Localised Web Buckling Strength Analysis of Parallel Flange Steel Beam due to Geometric Imperfections

The structural performance of parallel flange I-section steel beams is significantly influenced by localized web buckling, particularly under compressive and shear forces. Geometric imperfections, including initial out-of-plane web deformation, flange waviness, web thickness variation, residual stresses and welding distortions, can exacerbate web buckling, leading to premature failure. This study investigates the localized web buckling strength of a parallel flange I-section steel beam with widths ranging from 210 mm to 350 mm and depths ranging from 600 mm to 1750 mm by incorporating these geometric imperfections into numerical models using IDEA StatiCa and Abaqus.
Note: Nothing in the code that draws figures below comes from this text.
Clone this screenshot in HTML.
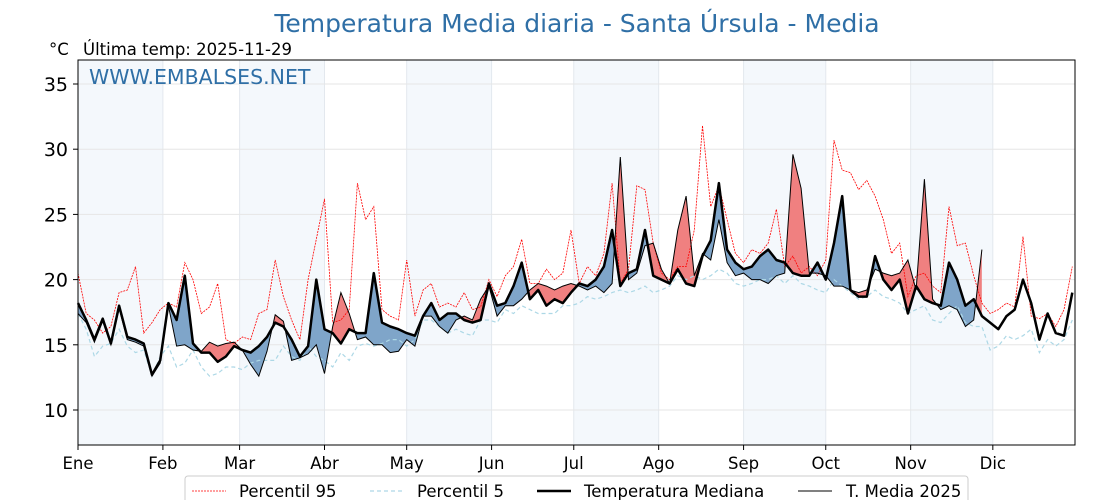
<!DOCTYPE html>
<html><head><meta charset="utf-8"><style>
html,body{margin:0;padding:0;background:#fff;}
svg{display:block;font-family:"DejaVu Sans","Liberation Sans",sans-serif;}
</style></head><body>
<svg id="chart" width="1120" height="500" viewBox="0 0 1120 500">
<text x="577" y="32" text-anchor="middle" font-size="25" fill="#2f6fa6">Temperatura Media diaria - Santa Úrsula - Media</text>
<text x="49" y="55" font-size="16.5" fill="#000">°C</text>
<text x="83" y="55" font-size="16.5" fill="#000">Última temp: 2025-11-29</text>
<g id="bands"></g>
<g id="grid"></g>
<g id="series"></g>
<rect x="78" y="60" width="997" height="385" fill="none" stroke="#000" stroke-width="1"/>
<text x="89" y="84" font-size="20.5" fill="#2f6fa6">WWW.EMBALSES.NET</text>
<g id="axes"></g>
<g>
<rect x="185" y="476" width="783" height="40" rx="3" fill="#fff" stroke="#ccc"/>
<g><line x1="192" y1="491" x2="226" y2="491" stroke="#f00" stroke-width="0.8" stroke-dasharray="2,1"/><text x="239" y="497" font-size="16.5">Percentil 95</text></g>
<g><line x1="370" y1="491" x2="404" y2="491" stroke="#add8e6" stroke-width="1.2" stroke-dasharray="4,3"/><text x="417" y="497" font-size="16.5">Percentil 5</text></g>
<g><line x1="537" y1="491" x2="571" y2="491" stroke="#000" stroke-width="2.5"/><text x="584" y="497" font-size="16.5">Temperatura Mediana</text></g>
<g><line x1="798" y1="491" x2="832" y2="491" stroke="#000" stroke-width="1"/><text x="846" y="497" font-size="16.5">T. Media 2025</text></g>
</g>
</svg>
<script>
const monthLabels = ["Ene","Feb","Mar","Abr","May","Jun","Jul","Ago","Sep","Oct","Nov","Dic"];
const monthStartDays = [0,31,59,90,120,151,181,212,243,273,304,334];
const yTicks = [10,15,20,25,30,35];
const dayStep = 3;
const median = [18.2,16.9,15.4,17.0,15.1,18.0,15.6,15.4,15.1,12.7,13.8,18.2,16.9,20.3,15.1,14.4,14.4,13.7,14.1,14.9,14.6,14.4,14.9,15.6,16.7,16.4,15.4,14.1,14.9,20.0,16.2,15.9,15.1,16.2,15.9,15.9,20.5,16.7,16.4,16.2,
15.9,15.7,17.2,18.2,16.9,17.4,17.4,16.9,16.7,16.9,19.7,18.0,18.2,19.5,21.3,18.5,19.2,18.0,18.5,18.2,19.0,19.7,19.5,20.0,21.0,23.8,19.5,20.5,20.8,23.8,20.3,20.0,19.7,20.8,19.7,19.5,21.8,23.0,27.4,22.3,
21.3,20.8,21.0,21.8,22.3,21.5,21.3,20.5,20.3,20.3,21.3,20.0,22.8,26.4,19.2,18.7,18.7,21.8,20.0,19.2,20.0,17.4,19.5,18.5,18.2,18.0,21.3,20.0,18.0,18.5,17.2,16.7,16.2,17.2,17.7,20.0,18.2,15.4,17.4,15.9,15.7,19.0];
const temp2025 = [17.4,16.7,15.2,16.8,15.0,17.8,15.4,15.2,14.9,12.6,13.6,18.0,14.9,15.0,14.6,14.5,15.2,14.9,15.1,15.2,14.6,13.5,12.6,14.5,17.3,16.8,13.8,14.0,14.3,15.0,12.8,16.4,19.0,17.4,15.4,15.6,15.0,15.0,14.4,14.5,
15.4,14.9,17.2,17.2,16.4,15.9,16.9,17.2,16.9,18.5,19.5,17.2,18.0,18.0,18.5,19.2,19.7,19.5,19.2,19.5,19.7,19.5,19.2,19.5,19.0,19.7,29.4,20.0,20.5,22.6,22.8,20.8,19.7,23.8,26.4,20.3,22.0,21.5,24.6,21.3,
20.3,20.5,20.0,20.0,19.7,20.3,20.5,29.6,27.0,20.5,20.5,20.3,19.5,19.5,19.2,19.0,19.2,20.8,20.5,20.3,20.5,21.5,19.2,27.7,18.5,17.7,18.0,17.7,16.4,16.9,22.3];
const p95 = [20.5,17.4,16.9,15.9,16.4,19.0,19.2,21.0,15.9,16.7,17.7,18.2,17.9,21.3,20.0,17.4,17.9,19.7,15.4,15.1,15.6,15.4,17.4,17.7,21.5,18.7,16.9,15.4,20.0,23.1,26.2,16.7,16.9,17.7,27.4,24.6,25.6,17.7,17.2,16.9,
21.5,17.2,19.2,19.7,17.9,18.2,17.9,19.0,17.7,17.9,20.0,18.7,20.3,21.0,23.1,19.7,19.7,20.8,20.0,20.5,23.8,19.7,21.0,20.3,22.0,27.4,19.7,20.8,27.2,26.9,22.8,20.5,20.0,21.0,21.0,23.8,31.8,25.6,27.2,24.6,
22.0,21.3,22.3,22.0,22.8,25.4,21.0,21.8,20.5,21.0,20.3,21.5,30.7,28.4,28.2,26.9,27.6,26.4,24.6,22.0,22.8,18.7,20.3,20.5,19.5,19.0,25.6,22.6,22.8,20.3,18.2,17.4,17.7,18.2,17.9,23.3,17.2,17.0,17.4,16.4,17.7,21.0];
const p5 = [17.4,16.2,14.1,14.9,15.1,16.2,14.9,14.4,14.6,12.6,14.1,14.9,13.3,13.6,14.6,13.3,12.6,12.8,13.3,13.3,13.1,13.6,13.8,13.8,13.8,14.9,14.1,13.8,14.9,14.1,13.8,13.3,14.4,13.8,14.9,15.1,14.9,15.1,15.4,15.4,
14.9,15.4,16.9,16.9,16.4,15.9,16.2,15.9,15.7,16.9,16.9,16.7,17.7,17.4,18.0,17.7,17.4,17.4,17.4,18.0,18.0,18.2,18.7,18.5,18.7,19.0,19.2,19.0,19.2,19.5,19.0,19.2,19.5,20.3,20.0,20.3,20.0,20.3,20.8,20.5,
19.7,19.5,19.7,20.0,20.0,20.3,19.7,20.3,19.7,19.5,19.2,19.0,20.0,19.5,19.0,18.5,18.7,19.2,18.7,18.5,18.2,17.4,17.7,18.0,16.9,16.7,17.4,18.0,16.7,16.4,16.4,14.6,14.9,15.7,15.4,15.7,16.2,14.4,15.4,14.9,15.4,16.9];

const NS = "http://www.w3.org/2000/svg";
const X0 = 78, X1 = 1075, Y0 = 60, Y1 = 445;
const xScale = d => X0 + d * (X1 - X0) / 364;
const yScale = v => 410 - (v - 10) * 13.04;
function mk(tag, attrs, parent){const e=document.createElementNS(NS,tag);for(const k in attrs)e.setAttribute(k,attrs[k]);parent.appendChild(e);return e;}
const bands = document.getElementById('bands'), grid = document.getElementById('grid'), series = document.getElementById('series'), axes = document.getElementById('axes');

monthStartDays.forEach((d,i)=>{
  const end = i<11 ? monthStartDays[i+1] : 364;
  if(i%2===0){
    const r = mk('rect',{x:xScale(d),y:Y0,width:xScale(end)-xScale(d),height:Y1-Y0,fill:'#f4f8fc'},bands);
    
    
  }
  const gl = mk('line',{x1:xScale(d),y1:Y0,x2:xScale(d),y2:Y1,stroke:'#e3e8ee','stroke-width':1},grid);
  
  
  const tk = mk('line',{x1:xScale(d),y1:Y1,x2:xScale(d),y2:Y1+5,stroke:'#000'},axes);
  
  
  const t = mk('text',{x:xScale(d),y:469,'font-size':16.5,'text-anchor':'middle'},axes);
  t.textContent = monthLabels[i];
  
  
});
yTicks.forEach(v=>{
  const gl = mk('line',{x1:X0,y1:yScale(v),x2:X1,y2:yScale(v),stroke:'#e6e6e6','stroke-width':1},grid);
  
  
  const tk = mk('line',{x1:X0-5,y1:yScale(v),x2:X0,y2:yScale(v),stroke:'#000'},axes);
  
  
  const t = mk('text',{x:68,y:yScale(v)+7,'font-size':19,'text-anchor':'end'},axes);
  t.textContent = v;
  
  
});

const pts = arr => arr.map((v,i)=>[xScale(i*dayStep), yScale(v)]);
const toStr = p => p.map(q=>q[0].toFixed(1)+','+q[1].toFixed(1)).join(' ');
const n25 = temp2025.length;
const medPts = pts(median).slice(0,n25);
const tPts = pts(temp2025);
const defs = mk('defs',{},series);
const cAbove = mk('clipPath',{id:'above'},defs);
mk('polygon',{points:toStr([[medPts[0][0],Y0],...medPts,[medPts[n25-1][0],Y0]])},cAbove);
const cBelow = mk('clipPath',{id:'below'},defs);
mk('polygon',{points:toStr([[medPts[0][0],Y1],...medPts,[medPts[n25-1][0],Y1]])},cBelow);
const fillPoly = toStr([...tPts,...medPts.slice().reverse()]);
const fr = mk('polygon',{points:fillPoly,fill:'#f08080','clip-path':'url(#above)'},series);


const fb = mk('polygon',{points:fillPoly,fill:'#7fa5c9','clip-path':'url(#below)'},series);



const l95 = mk('polyline',{points:toStr(pts(p95)),fill:'none',stroke:'#f00','stroke-width':0.8,'stroke-dasharray':'2,1'},series);


const l5 = mk('polyline',{points:toStr(pts(p5)),fill:'none',stroke:'#add8e6','stroke-width':1.2,'stroke-dasharray':'4,3'},series);


const lm = mk('polyline',{points:toStr(pts(median)),fill:'none',stroke:'#000','stroke-width':2.5,'stroke-linejoin':'round'},series);


const lt = mk('polyline',{points:toStr(tPts),fill:'none',stroke:'#000','stroke-width':1},series);


</script>
</body></html>
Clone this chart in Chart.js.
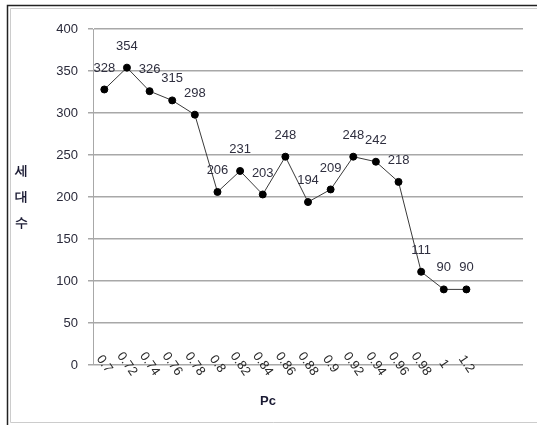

A nonlinear finite element analysis (FEA) approach is adopted, where IDEA StatiCa is utilized for structural stability assessment and section capacity verification, while Abaqus is employed to conduct detailed nonlinear buckling simulations. The study examines the influence of imperfection magnitudes, varying web slenderness ratios and different loading conditions. The primary objective is to establish a correlation between imperfection effects and web buckling resistance, providing insights into critical buckling loads and post-buckling behavior. The study is conducted in accordance with the provisions of the Indian Standard IS 800:2007 - General Construction in Steel. The provisions related to web slenderness, buckling coefficients and effective width calculations are incorporated into the analysis to validate the numerical results against theoretical predictions.